Dahası, "Hakikatin hatırı her şeyin üstündedir" diskuru gereğince, memnuniyet duydum.
Lakin oğlum bu kadarla kalmayıp, Middle East Eye'a verdiği söz konusu demeçten bahisle Davutoğlu'nun İngilizcesinin bayağı kötü olduğunu söyledi.
"Karıştırmış olmayasın oğlum" dedim, "İngilizce'si kötü olan Abdullah Gül'dü."
Şaka bir yana da böyle giderse merhum Oktay Sinanoğlu gibi her yurdum insanının İngilizce'sine "Tarzanca" diyeceğinden korktum. "Herkes sizin gibi İngilizce konuşmak zorunda değil" diye çıkıştım. "Alakası yok baba!" dedi, "Mesela Berat Albayrak'ın İngilizcesi çok iyi, ona bir şey diyor muyum!"
"Aman oğlum!" dedim, "Davutoğlu'nun kulağına gitmesin, zaten Berat Bey'e takıntılı, bir de İngilizce üzerinden takıntı yapmasın!"
(..............................)
Hazrete geçen gün bir internet kanalında tesadüf ettim; baktım, "Berat Albayrak yüzünden başbakanlığım elimden gitti" demeye getiriyor. Sizin anlayacağınız takıntısı aynen devam ediyor.
Şuna da bir türlü karar veremedi: Bazen "Erdoğan aldı elimden başbakanlığı" diyor, bazen de "AK Parti'deki yanlışları görünce istifa ettim..." diyor.
Takıntı deyip geçmeyin, çok zordur. Allah düşmanıma vermesin. Obsesif Kompülsif Bozukluktan kurtulmak için beynini aldırmaya kalkışanlar bile var diyeyim de, varın gerisini siz hesap edin!..

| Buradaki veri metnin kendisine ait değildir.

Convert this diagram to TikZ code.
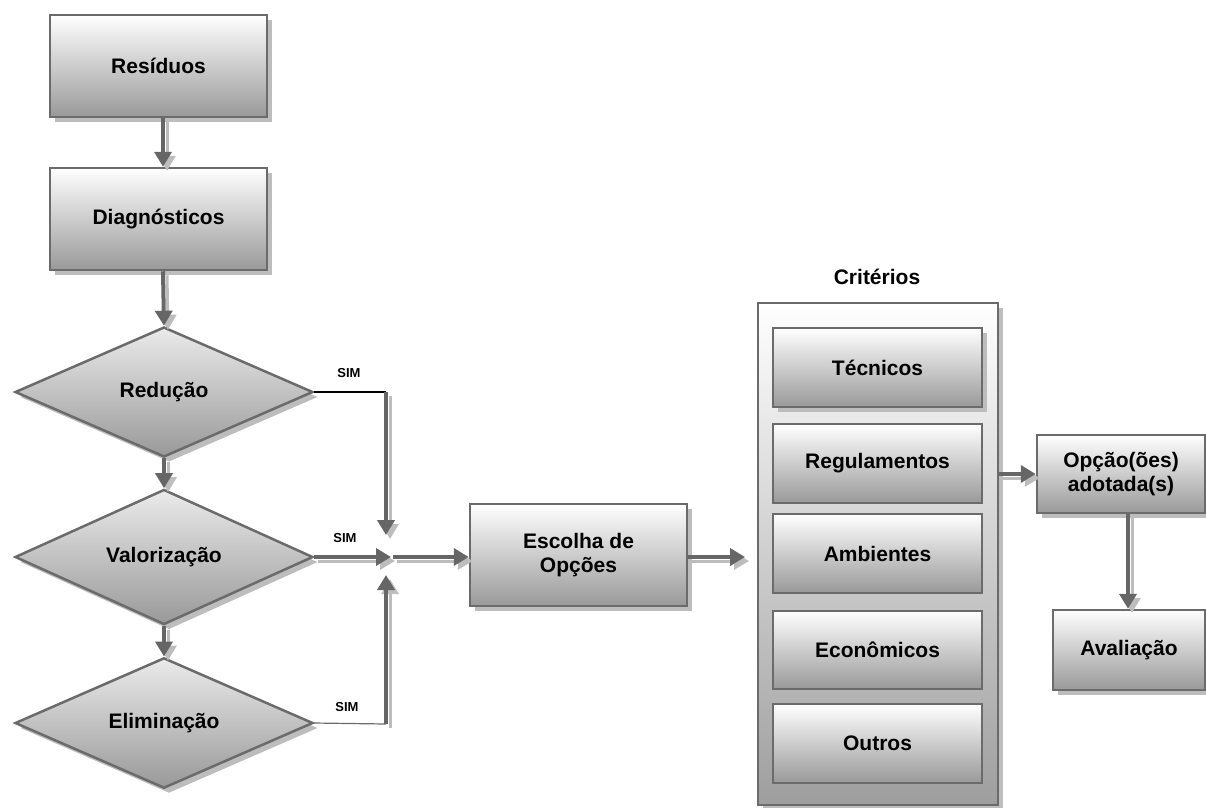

Eski hakemlerimizden Deniz Ateş Bitnel'in sorunu "Berat Bey takıntısı" değil, algı operatörlerinin oluşturduğu Berat Bey algısının peşine takılmak. Tıpkı ambulans peşine takılan uyanık sürücüler misali.
E ne yapsın biçare!
Bir futbolcu kırmızı kart gösterdiği için hakemlik hayatı bitmişti.
"Hakemlik hayatın neden bitti?" sorusuna ne cevap verecekti? "Bir futbolcudan kırmızı kart gördüğüm için" diyemezdi.
Gerçi bir defasında, "Salih Dursun'a hakkımı helal etmiyorum" demişti ama ömür boyu bu utançla yaşayamazdı.
Aklı sıra uyanıklık yaptı...
Berat Albayrak'a her türlü iftiraya sonuna kadar açık olan CHP yandaşı kanallardan Halk TV'de "Hakemlik hayatımı Berat Albayrak bitirdi..." diyerek hem utançtan kurtulmak hem de ucuz muhalif kahramanlardan olmak istedi.
Lakin, Berat Bey avukatı vasıtasıyla Halk TV'de öyle bir tekzip yayımlattı ki rezil rüsva oldular.
O kadar ki...
Halk TV, "Biz öyle kepaze, öyle rezil, öyle utanmaz bir kanalız ki, Türkiye'ye enerjide ve üretim ekonomisinde dev hizmetler veren Sayın Berat Albayrak'ı karalamak için yıllar yılı atmadığımız iftira kalmadı..." deseydi kendileri için daha hafif kalır, daha az yaralayıcı olurdu, o derece.
Ne diyelim, müfteriliğin sonu zillettir.